• [Supplied data]:
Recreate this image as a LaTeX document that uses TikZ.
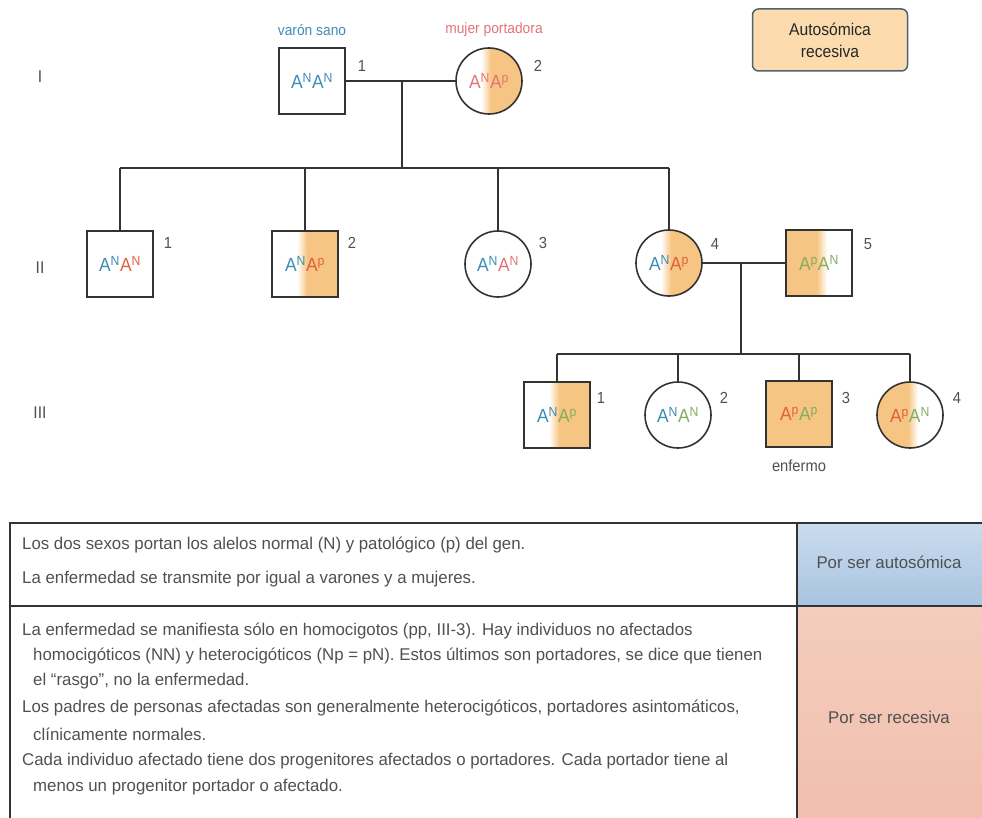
\documentclass[tikz,border=0pt]{standalone}
\usepackage{fontspec}
\setmainfont{Liberation Sans}
\newfontfamily\cond[FakeStretch=0.92]{Liberation Sans}
\newfontfamily\tabfont[FakeStretch=0.99]{Liberation Sans}
\usetikzlibrary{positioning}
\definecolor{ln}{HTML}{333333}
\definecolor{carr}{HTML}{F7C583}
\definecolor{tealc}{HTML}{3C8DB3}
\definecolor{redc}{HTML}{E0603E}
\definecolor{pinkc}{HTML}{E27478}
\definecolor{greenc}{HTML}{84AD5C}
\definecolor{txt}{HTML}{505050}
\definecolor{legfill}{HTML}{FCDCAE}
\definecolor{legdraw}{HTML}{4A6470}
\definecolor{bluetop}{HTML}{CADCEE}
\definecolor{bluebot}{HTML}{A8C4E0}
\definecolor{saltop}{HTML}{F4CDBC}
\definecolor{salbot}{HTML}{F1BFAE}
\newcommand{\genot}[4]{\textcolor{#1}{A\textsuperscript{#2}}\textcolor{#3}{A\textsuperscript{#4}}}
\tikzset{
  indiv/.style={draw=ln, line width=1.6pt, minimum size=66pt, inner sep=0pt,
    font=\cond\fontsize{19}{19}\selectfont},
  male/.style={indiv, rectangle},
  female/.style={indiv, circle},
  halfR/.style={path picture={
    \fill[carr] (path picture bounding box.north) rectangle (path picture bounding box.south east);
    \shade[left color=white, right color=carr] ([xshift=-8pt]path picture bounding box.north) rectangle ([xshift=2pt]path picture bounding box.south);
  }},
  halfL/.style={path picture={
    \fill[carr] (path picture bounding box.north west) rectangle (path picture bounding box.south);
    \shade[left color=carr, right color=white] ([xshift=-2pt]path picture bounding box.north) rectangle ([xshift=8pt]path picture bounding box.south);
  }},
  affected/.style={fill=carr},
  pline/.style={draw=ln, line width=1.6pt},
  num/.style={font=\cond\fontsize{16}{16}\selectfont, text=txt},
  gen/.style={font=\cond\fontsize{17}{17}\selectfont, text=txt},
  tline/.style={draw=ln, line width=1.8pt},
  ttext/.style={anchor=west, inner sep=0pt, font=\tabfont\fontsize{17}{17}\selectfont, text=txt},
  ctext/.style={inner sep=0pt, font=\tabfont\fontsize{17}{17}\selectfont, text=txt},
}
\begin{document}
\begin{tikzpicture}[x=1pt,y=-1pt]
\useasboundingbox (0,0) rectangle (982,818);
% generation labels
\node[gen] (gI) at (40,77) {I};
\node[gen] (gII) at (40,268) {II};
\node[gen] (gIII) at (40,413) {III};
% legend
\node[draw=legdraw, line width=1.5pt, fill=legfill, rounded corners=6pt,
  minimum width=155pt, minimum height=62pt, align=center,
  font=\cond\fontsize{17}{22}\selectfont, text=black!85] (leg) at (830,40) {Autosómica\\recesiva};
% generation I
\node[male] (i1) at (312,81) {\genot{tealc}{N}{tealc}{N}};
\node[female, halfR] (i2) at (489,81) {\genot{pinkc}{N}{pinkc}{p}};
\node[font=\cond\fontsize{15}{15}\selectfont, text=tealc] (t1) at (312,30) {varón sano};
\node[font=\cond\fontsize{15}{15}\selectfont, text=pinkc] (t2) at (494,30) {mujer portadora};
\node[num] (n11) at (362,66) {1};
\node[num] (n12) at (538,66) {2};
\coordinate (m1) at (402,81);
\coordinate (s1) at (402,168);
\draw[pline] (i1.east) -- (i2.west);
\draw[pline] (m1) -- (s1);
% generation II
\node[male] (ii1) at (120,264) {\genot{tealc}{N}{redc}{N}};
\node[male, halfR] (ii2) at (305,264) {\genot{tealc}{N}{redc}{p}};
\node[female] (ii3) at (498,264) {\genot{tealc}{N}{pinkc}{N}};
\node[female, halfR] (ii4) at (669,263) {\genot{tealc}{N}{redc}{p}};
\node[male, halfL] (ii5) at (819,263) {\genot{greenc}{p}{greenc}{N}};
\node[num] (n21) at (168,243) {1};
\node[num] (n22) at (352,243) {2};
\node[num] (n23) at (543,243) {3};
\node[num] (n24) at (715,244) {4};
\node[num] (n25) at (868,244) {5};
\draw[pline] (ii1.north |- s1) -- (ii4.north |- s1);
\foreach \n in {ii1,ii2,ii3,ii4} \draw[pline] (\n.north) -- (\n.north |- s1);
\coordinate (m2) at (741,263);
\coordinate (s2) at (741,354);
\draw[pline] (ii4.east) -- (ii5.west);
\draw[pline] (m2) -- (s2);
% generation III
\node[male, halfR] (iii1) at (557,415) {\genot{tealc}{N}{greenc}{p}};
\node[female] (iii2) at (678,415) {\genot{tealc}{N}{greenc}{N}};
\node[male, affected] (iii3) at (799,414) {\genot{redc}{p}{greenc}{p}};
\node[female, halfL] (iii4) at (910,415) {\genot{redc}{p}{greenc}{N}};
\node[num] (n31) at (601,398) {1};
\node[num] (n32) at (724,398) {2};
\node[num] (n33) at (846,398) {3};
\node[num] (n34) at (957,398) {4};
\node[num] (enf) at (799,466) {enfermo};
\draw[pline] (iii1.north |- s2) -- (iii4.north |- s2);
\foreach \n in {iii1,iii2,iii3,iii4} \draw[pline] (\n.north) -- (\n.north |- s2);
% table
\shade[top color=bluetop, bottom color=bluebot] (797,523) rectangle (982,606);
\shade[top color=saltop, bottom color=salbot] (797,606) rectangle (982,818);
\draw[tline] (10,818) -- (10,523) -- (982,523);
\draw[tline] (10,606) -- (982,606);
\draw[tline] (797,523) -- (797,818);
\node[ttext] (r1) at (22,545) {Los dos sexos portan los alelos normal (N) y patológico (p) del gen.};
\node[ttext] (r2) at (22,579) {La enfermedad se transmite por igual a varones y a mujeres.};
\node[ctext] (c1) at (889,562) {Por ser autosómica};
\node[ttext] (r3) at (22,631) {La enfermedad se manifiesta sólo en homocigotos (pp, III-3). Hay individuos no afectados};
\node[ttext] (r4) at (33,656) {homocigóticos (NN) y heterocigóticos (Np = pN). Estos últimos son portadores, se dice que tienen};
\node[ttext] (r5) at (33,681) {el “rasgo”, no la enfermedad.};
\node[ttext] (r6) at (22,708) {Los padres de personas afectadas son generalmente heterocigóticos, portadores asintomáticos,};
\node[ttext] (r7) at (33,734) {clínicamente normales.};
\node[ttext] (r8) at (22,761) {Cada individuo afectado tiene dos progenitores afectados o portadores. Cada portador tiene al};
\node[ttext] (r9) at (33,787) {menos un progenitor portador o afectado.};
\node[ctext] (c2) at (889,717) {Por ser recesiva};
\end{tikzpicture}
\end{document}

• [Requirement]: Retype the whole listing, keeping every line identical and omitting all pictures.

• [Correct response]:
Recreate this image as a LaTeX document that uses TikZ.
\documentclass[tikz,border=0pt]{standalone}
\usepackage{fontspec}
\setmainfont{Liberation Sans}
\newfontfamily\cond[FakeStretch=0.92]{Liberation Sans}
\newfontfamily\tabfont[FakeStretch=0.99]{Liberation Sans}
\usetikzlibrary{positioning}
\definecolor{ln}{HTML}{333333}
\definecolor{carr}{HTML}{F7C583}
\definecolor{tealc}{HTML}{3C8DB3}
\definecolor{redc}{HTML}{E0603E}
\definecolor{pinkc}{HTML}{E27478}
\definecolor{greenc}{HTML}{84AD5C}
\definecolor{txt}{HTML}{505050}
\definecolor{legfill}{HTML}{FCDCAE}
\definecolor{legdraw}{HTML}{4A6470}
\definecolor{bluetop}{HTML}{CADCEE}
\definecolor{bluebot}{HTML}{A8C4E0}
\definecolor{saltop}{HTML}{F4CDBC}
\definecolor{salbot}{HTML}{F1BFAE}
\newcommand{\genot}[4]{\textcolor{#1}{A\textsuperscript{#2}}\textcolor{#3}{A\textsuperscript{#4}}}
\tikzset{
  indiv/.style={draw=ln, line width=1.6pt, minimum size=66pt, inner sep=0pt,
    font=\cond\fontsize{19}{19}\selectfont},
  male/.style={indiv, rectangle},
  female/.style={indiv, circle},
  halfR/.style={path picture={
    \fill[carr] (path picture bounding box.north) rectangle (path picture bounding box.south east);
    \shade[left color=white, right color=carr] ([xshift=-8pt]path picture bounding box.north) rectangle ([xshift=2pt]path picture bounding box.south);
  }},
  halfL/.style={path picture={
    \fill[carr] (path picture bounding box.north west) rectangle (path picture bounding box.south);
    \shade[left color=carr, right color=white] ([xshift=-2pt]path picture bounding box.north) rectangle ([xshift=8pt]path picture bounding box.south);
  }},
  affected/.style={fill=carr},
  pline/.style={draw=ln, line width=1.6pt},
  num/.style={font=\cond\fontsize{16}{16}\selectfont, text=txt},
  gen/.style={font=\cond\fontsize{17}{17}\selectfont, text=txt},
  tline/.style={draw=ln, line width=1.8pt},
  ttext/.style={anchor=west, inner sep=0pt, font=\tabfont\fontsize{17}{17}\selectfont, text=txt},
  ctext/.style={inner sep=0pt, font=\tabfont\fontsize{17}{17}\selectfont, text=txt},
}
\begin{document}
\begin{tikzpicture}[x=1pt,y=-1pt]
\useasboundingbox (0,0) rectangle (982,818);
% generation labels
\node[gen] (gI) at (40,77) {I};
\node[gen] (gII) at (40,268) {II};
\node[gen] (gIII) at (40,413) {III};
% legend
\node[draw=legdraw, line width=1.5pt, fill=legfill, rounded corners=6pt,
  minimum width=155pt, minimum height=62pt, align=center,
  font=\cond\fontsize{17}{22}\selectfont, text=black!85] (leg) at (830,40) {Autosómica\\recesiva};
% generation I
\node[male] (i1) at (312,81) {\genot{tealc}{N}{tealc}{N}};
\node[female, halfR] (i2) at (489,81) {\genot{pinkc}{N}{pinkc}{p}};
\node[font=\cond\fontsize{15}{15}\selectfont, text=tealc] (t1) at (312,30) {varón sano};
\node[font=\cond\fontsize{15}{15}\selectfont, text=pinkc] (t2) at (494,30) {mujer portadora};
\node[num] (n11) at (362,66) {1};
\node[num] (n12) at (538,66) {2};
\coordinate (m1) at (402,81);
\coordinate (s1) at (402,168);
\draw[pline] (i1.east) -- (i2.west);
\draw[pline] (m1) -- (s1);
% generation II
\node[male] (ii1) at (120,264) {\genot{tealc}{N}{redc}{N}};
\node[male, halfR] (ii2) at (305,264) {\genot{tealc}{N}{redc}{p}};
\node[female] (ii3) at (498,264) {\genot{tealc}{N}{pinkc}{N}};
\node[female, halfR] (ii4) at (669,263) {\genot{tealc}{N}{redc}{p}};
\node[male, halfL] (ii5) at (819,263) {\genot{greenc}{p}{greenc}{N}};
\node[num] (n21) at (168,243) {1};
\node[num] (n22) at (352,243) {2};
\node[num] (n23) at (543,243) {3};
\node[num] (n24) at (715,244) {4};
\node[num] (n25) at (868,244) {5};
\draw[pline] (ii1.north |- s1) -- (ii4.north |- s1);
\foreach \n in {ii1,ii2,ii3,ii4} \draw[pline] (\n.north) -- (\n.north |- s1);
\coordinate (m2) at (741,263);
\coordinate (s2) at (741,354);
\draw[pline] (ii4.east) -- (ii5.west);
\draw[pline] (m2) -- (s2);
% generation III
\node[male, halfR] (iii1) at (557,415) {\genot{tealc}{N}{greenc}{p}};
\node[female] (iii2) at (678,415) {\genot{tealc}{N}{greenc}{N}};
\node[male, affected] (iii3) at (799,414) {\genot{redc}{p}{greenc}{p}};
\node[female, halfL] (iii4) at (910,415) {\genot{redc}{p}{greenc}{N}};
\node[num] (n31) at (601,398) {1};
\node[num] (n32) at (724,398) {2};
\node[num] (n33) at (846,398) {3};
\node[num] (n34) at (957,398) {4};
\node[num] (enf) at (799,466) {enfermo};
\draw[pline] (iii1.north |- s2) -- (iii4.north |- s2);
\foreach \n in {iii1,iii2,iii3,iii4} \draw[pline] (\n.north) -- (\n.north |- s2);
% table
\shade[top color=bluetop, bottom color=bluebot] (797,523) rectangle (982,606);
\shade[top color=saltop, bottom color=salbot] (797,606) rectangle (982,818);
\draw[tline] (10,818) -- (10,523) -- (982,523);
\draw[tline] (10,606) -- (982,606);
\draw[tline] (797,523) -- (797,818);
\node[ttext] (r1) at (22,545) {Los dos sexos portan los alelos normal (N) y patológico (p) del gen.};
\node[ttext] (r2) at (22,579) {La enfermedad se transmite por igual a varones y a mujeres.};
\node[ctext] (c1) at (889,562) {Por ser autosómica};
\node[ttext] (r3) at (22,631) {La enfermedad se manifiesta sólo en homocigotos (pp, III-3). Hay individuos no afectados};
\node[ttext] (r4) at (33,656) {homocigóticos (NN) y heterocigóticos (Np = pN). Estos últimos son portadores, se dice que tienen};
\node[ttext] (r5) at (33,681) {el “rasgo”, no la enfermedad.};
\node[ttext] (r6) at (22,708) {Los padres de personas afectadas son generalmente heterocigóticos, portadores asintomáticos,};
\node[ttext] (r7) at (33,734) {clínicamente normales.};
\node[ttext] (r8) at (22,761) {Cada individuo afectado tiene dos progenitores afectados o portadores. Cada portador tiene al};
\node[ttext] (r9) at (33,787) {menos un progenitor portador o afectado.};
\node[ctext] (c2) at (889,717) {Por ser recesiva};
\end{tikzpicture}
\end{document}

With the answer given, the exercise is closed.